The moment becomes unreachable, IP SLA begins to collect statistics for its trigger, which is configured to trigger alert when 10 consecutive echos return timeout code. For my lab I have configured 30s frequency for ICMP echoes, so theoretically this can trigger alarm within 300s (5m).


This can be of course changed to 'xOfy' to detect flapping conditions. Anyway, in 300s if link is down as per IP SLA, then applet is being executed. It checks the value of my global BOOLEAN variable and for this I use a STUB trcking object, which is created with default DOWN value (I use it as false). I treat this value as "IF it's TRUE then link UP applet has been dynamically created in CLI and is awaiting for execution when timer expires"... so when IP SLA is triggered and this variable is FALSE then it means I am safe to instantly DELETE the static route, which is done by the applet and then it stops


Once IP SLA detects first successful ECHO it triggers another alert and my master applet is executed, but this time it runs through a second block (top level else condition) which simply sets my global BOOLEAN variable to TRUE (telling my future instances of the applet that I am in the proccess of recovery) and creates a child applet which is executed with 600s delay (10m).

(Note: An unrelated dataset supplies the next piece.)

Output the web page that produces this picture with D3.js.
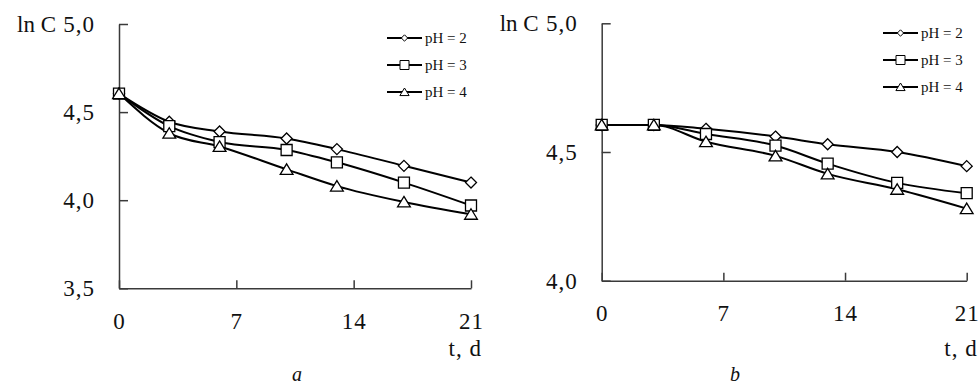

If nothing changes from IP SLA perspective within 600s, then child applet is executed to reinstall my static route, it also resets BOOLEAN to false again because I am not in recovery mode anymore.


If, however, link is flapping... i.e. IP SLA triggers another timeout alarm/event... then master applet is executed, first IF condition is matched ('Occured') but here an interesting thing happens. I check if my TRACK object (or my BOOLEAN) is true. If it is, it means I am already in recovery mode... but link flaps, so I have to stop this recovery mode by deleting my child applet :)


I've done few cycles of tests and it works perfectly fine, but I might be able to find few more things before it goes live. I am quite satisfied with myself :D


Thanks again!

Good to know that you came up with an applet that works for your environment. Thanks for sharing the script and explaining how the script works.